SHORT EXERCISE =
Line by line, repeat the data below exactly, beginning at the first line and ending at the line with "from matplotlib.lines import Line2D". Omit pictures.

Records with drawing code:
════════════════════
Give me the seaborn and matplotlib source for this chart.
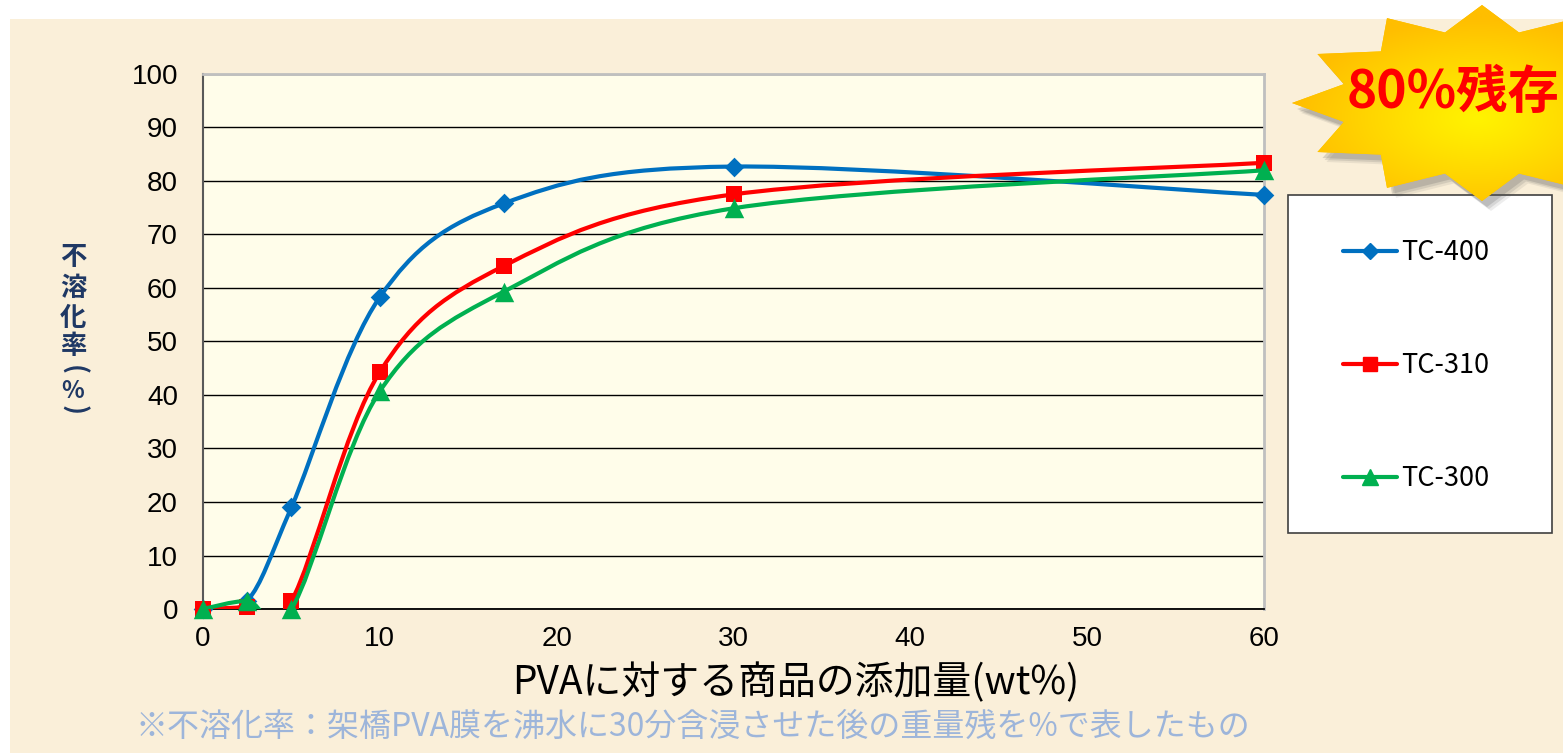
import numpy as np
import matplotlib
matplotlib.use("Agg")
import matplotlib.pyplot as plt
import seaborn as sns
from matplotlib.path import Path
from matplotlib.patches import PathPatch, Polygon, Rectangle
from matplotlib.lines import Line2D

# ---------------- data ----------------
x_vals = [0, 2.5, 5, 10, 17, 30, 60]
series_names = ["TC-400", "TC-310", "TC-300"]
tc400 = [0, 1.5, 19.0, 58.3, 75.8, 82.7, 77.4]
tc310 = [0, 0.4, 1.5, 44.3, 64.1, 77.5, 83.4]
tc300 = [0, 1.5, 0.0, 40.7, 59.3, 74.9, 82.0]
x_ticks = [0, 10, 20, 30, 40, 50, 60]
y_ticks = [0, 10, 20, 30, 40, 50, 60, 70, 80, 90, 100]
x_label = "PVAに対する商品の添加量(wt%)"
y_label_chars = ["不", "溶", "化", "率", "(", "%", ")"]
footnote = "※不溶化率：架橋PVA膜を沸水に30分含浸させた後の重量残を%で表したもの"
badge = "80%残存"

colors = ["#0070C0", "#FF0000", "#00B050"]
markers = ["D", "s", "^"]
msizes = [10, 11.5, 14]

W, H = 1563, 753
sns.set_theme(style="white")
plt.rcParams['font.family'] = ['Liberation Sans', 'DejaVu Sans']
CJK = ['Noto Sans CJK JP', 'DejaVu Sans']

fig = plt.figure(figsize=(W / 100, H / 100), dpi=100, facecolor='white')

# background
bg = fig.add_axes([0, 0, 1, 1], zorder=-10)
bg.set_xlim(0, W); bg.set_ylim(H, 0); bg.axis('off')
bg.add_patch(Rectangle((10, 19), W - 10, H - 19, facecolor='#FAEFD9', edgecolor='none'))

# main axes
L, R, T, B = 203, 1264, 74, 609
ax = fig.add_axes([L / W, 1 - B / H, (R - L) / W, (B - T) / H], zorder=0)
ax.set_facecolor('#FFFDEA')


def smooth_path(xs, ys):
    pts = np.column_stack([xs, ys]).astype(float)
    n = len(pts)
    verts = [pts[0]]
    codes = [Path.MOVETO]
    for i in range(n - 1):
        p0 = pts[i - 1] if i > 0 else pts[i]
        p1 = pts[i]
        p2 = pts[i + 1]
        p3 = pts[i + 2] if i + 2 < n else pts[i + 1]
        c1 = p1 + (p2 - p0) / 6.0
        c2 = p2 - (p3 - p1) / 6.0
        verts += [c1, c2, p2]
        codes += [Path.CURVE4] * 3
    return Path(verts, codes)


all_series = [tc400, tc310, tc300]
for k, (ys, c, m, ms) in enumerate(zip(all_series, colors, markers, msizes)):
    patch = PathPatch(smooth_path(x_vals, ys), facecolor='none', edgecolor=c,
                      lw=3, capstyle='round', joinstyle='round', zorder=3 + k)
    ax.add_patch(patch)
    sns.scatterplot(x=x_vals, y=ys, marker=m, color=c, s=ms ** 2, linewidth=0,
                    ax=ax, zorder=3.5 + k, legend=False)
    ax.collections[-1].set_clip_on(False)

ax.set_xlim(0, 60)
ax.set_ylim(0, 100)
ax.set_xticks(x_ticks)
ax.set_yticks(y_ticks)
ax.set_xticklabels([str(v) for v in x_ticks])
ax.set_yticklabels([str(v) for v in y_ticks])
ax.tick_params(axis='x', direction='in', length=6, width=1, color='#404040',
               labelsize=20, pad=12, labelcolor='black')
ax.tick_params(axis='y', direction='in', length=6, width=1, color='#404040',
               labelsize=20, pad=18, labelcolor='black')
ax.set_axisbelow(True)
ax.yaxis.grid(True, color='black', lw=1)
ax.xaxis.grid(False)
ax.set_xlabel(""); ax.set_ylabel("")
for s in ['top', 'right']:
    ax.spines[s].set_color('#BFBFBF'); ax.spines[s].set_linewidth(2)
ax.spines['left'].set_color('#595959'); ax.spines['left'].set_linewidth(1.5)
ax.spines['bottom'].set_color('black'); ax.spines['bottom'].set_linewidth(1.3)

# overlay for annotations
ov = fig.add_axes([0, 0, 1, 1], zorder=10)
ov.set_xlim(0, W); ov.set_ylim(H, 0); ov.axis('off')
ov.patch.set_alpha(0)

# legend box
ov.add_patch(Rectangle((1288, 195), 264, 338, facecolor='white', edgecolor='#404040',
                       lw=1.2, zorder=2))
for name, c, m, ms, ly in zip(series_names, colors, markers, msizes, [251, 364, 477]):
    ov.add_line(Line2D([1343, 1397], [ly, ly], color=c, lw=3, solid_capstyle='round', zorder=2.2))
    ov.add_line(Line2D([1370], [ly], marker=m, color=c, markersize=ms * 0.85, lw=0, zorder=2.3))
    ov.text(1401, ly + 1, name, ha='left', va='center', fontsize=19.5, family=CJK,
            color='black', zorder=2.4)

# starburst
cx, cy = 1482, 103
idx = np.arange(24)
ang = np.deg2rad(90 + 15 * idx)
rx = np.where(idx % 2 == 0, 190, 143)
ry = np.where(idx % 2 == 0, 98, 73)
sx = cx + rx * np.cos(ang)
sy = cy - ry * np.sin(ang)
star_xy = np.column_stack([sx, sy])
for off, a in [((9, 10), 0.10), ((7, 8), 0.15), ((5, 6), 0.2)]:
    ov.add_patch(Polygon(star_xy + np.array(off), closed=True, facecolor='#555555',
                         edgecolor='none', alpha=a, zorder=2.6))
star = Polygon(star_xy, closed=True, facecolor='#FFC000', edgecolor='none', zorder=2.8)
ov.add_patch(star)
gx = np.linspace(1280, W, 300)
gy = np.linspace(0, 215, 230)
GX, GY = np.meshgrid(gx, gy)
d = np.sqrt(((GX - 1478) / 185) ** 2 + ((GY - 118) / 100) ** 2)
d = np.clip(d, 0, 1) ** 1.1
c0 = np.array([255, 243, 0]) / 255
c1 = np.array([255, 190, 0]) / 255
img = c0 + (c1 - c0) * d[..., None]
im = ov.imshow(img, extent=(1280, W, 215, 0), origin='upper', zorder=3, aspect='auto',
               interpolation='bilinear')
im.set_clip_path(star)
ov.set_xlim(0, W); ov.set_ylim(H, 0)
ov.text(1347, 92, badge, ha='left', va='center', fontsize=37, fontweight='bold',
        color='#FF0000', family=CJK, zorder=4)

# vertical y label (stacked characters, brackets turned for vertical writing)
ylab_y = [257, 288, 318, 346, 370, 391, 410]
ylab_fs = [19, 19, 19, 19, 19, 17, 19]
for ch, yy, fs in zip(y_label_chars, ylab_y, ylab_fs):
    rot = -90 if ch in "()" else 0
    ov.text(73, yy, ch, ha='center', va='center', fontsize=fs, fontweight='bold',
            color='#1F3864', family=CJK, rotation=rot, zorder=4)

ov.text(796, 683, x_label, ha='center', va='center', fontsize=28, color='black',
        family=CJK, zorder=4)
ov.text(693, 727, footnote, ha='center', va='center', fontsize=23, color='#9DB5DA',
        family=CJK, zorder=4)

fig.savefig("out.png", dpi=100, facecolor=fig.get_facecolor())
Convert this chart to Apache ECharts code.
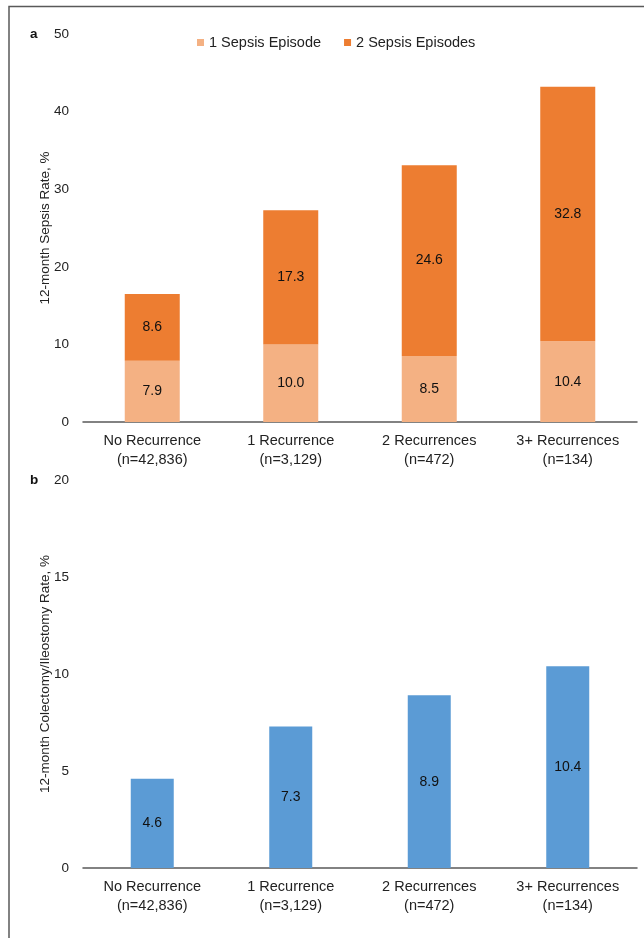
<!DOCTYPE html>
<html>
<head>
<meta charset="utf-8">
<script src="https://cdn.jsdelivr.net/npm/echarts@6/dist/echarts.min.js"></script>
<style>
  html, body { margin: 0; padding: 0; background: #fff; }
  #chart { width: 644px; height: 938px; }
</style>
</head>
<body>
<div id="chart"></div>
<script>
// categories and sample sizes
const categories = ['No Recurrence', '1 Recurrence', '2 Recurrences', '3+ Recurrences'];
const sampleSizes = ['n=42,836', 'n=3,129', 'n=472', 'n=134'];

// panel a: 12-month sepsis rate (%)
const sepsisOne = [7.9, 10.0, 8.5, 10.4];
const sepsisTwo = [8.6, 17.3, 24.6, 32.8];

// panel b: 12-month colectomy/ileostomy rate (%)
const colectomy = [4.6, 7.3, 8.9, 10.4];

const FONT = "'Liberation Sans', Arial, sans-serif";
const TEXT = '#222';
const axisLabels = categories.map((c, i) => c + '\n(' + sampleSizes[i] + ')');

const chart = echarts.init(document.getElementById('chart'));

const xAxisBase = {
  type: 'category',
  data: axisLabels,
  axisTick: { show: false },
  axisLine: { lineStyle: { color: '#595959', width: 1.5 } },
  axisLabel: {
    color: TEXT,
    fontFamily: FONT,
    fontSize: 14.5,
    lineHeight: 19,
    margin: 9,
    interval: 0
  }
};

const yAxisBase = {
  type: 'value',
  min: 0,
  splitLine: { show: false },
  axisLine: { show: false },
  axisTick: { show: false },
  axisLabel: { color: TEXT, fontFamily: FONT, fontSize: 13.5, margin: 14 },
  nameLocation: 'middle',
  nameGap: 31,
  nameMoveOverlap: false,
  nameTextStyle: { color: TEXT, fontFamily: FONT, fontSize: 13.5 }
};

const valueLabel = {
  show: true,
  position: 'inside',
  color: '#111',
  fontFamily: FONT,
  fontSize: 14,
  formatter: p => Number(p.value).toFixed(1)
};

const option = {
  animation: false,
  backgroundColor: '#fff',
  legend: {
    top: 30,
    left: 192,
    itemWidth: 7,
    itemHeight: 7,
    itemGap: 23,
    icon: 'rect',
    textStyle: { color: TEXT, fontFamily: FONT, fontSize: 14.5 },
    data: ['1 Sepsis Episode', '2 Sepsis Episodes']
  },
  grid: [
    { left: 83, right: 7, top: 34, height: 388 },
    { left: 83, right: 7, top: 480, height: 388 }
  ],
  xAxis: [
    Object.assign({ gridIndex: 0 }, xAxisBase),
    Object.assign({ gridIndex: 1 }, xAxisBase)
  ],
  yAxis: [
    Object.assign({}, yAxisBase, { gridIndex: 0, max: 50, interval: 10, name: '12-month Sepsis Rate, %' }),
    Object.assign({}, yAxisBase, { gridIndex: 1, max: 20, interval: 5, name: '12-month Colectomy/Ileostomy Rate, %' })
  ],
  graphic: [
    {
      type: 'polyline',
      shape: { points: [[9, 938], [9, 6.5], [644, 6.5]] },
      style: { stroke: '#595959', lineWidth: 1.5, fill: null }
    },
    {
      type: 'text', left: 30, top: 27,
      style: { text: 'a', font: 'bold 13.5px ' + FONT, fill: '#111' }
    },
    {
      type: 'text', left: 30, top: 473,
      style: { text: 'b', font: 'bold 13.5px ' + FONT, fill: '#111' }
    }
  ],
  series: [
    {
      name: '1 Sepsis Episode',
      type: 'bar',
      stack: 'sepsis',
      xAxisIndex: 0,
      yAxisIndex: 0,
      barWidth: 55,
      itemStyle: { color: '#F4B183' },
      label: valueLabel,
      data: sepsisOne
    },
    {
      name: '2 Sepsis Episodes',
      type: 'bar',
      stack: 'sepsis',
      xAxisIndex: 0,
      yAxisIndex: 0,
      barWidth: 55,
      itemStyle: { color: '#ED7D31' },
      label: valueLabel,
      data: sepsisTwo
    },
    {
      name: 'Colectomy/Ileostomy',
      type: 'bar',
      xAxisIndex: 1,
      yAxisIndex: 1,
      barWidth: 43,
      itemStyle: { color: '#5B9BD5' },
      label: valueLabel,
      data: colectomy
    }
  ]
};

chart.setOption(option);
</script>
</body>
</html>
════════════════════
FINAL ANSWER =
Give me the seaborn and matplotlib source for this chart.
import numpy as np
import matplotlib
matplotlib.use("Agg")
import matplotlib.pyplot as plt
import seaborn as sns
from matplotlib.path import Path
from matplotlib.patches import PathPatch, Polygon, Rectangle
from matplotlib.lines import Line2D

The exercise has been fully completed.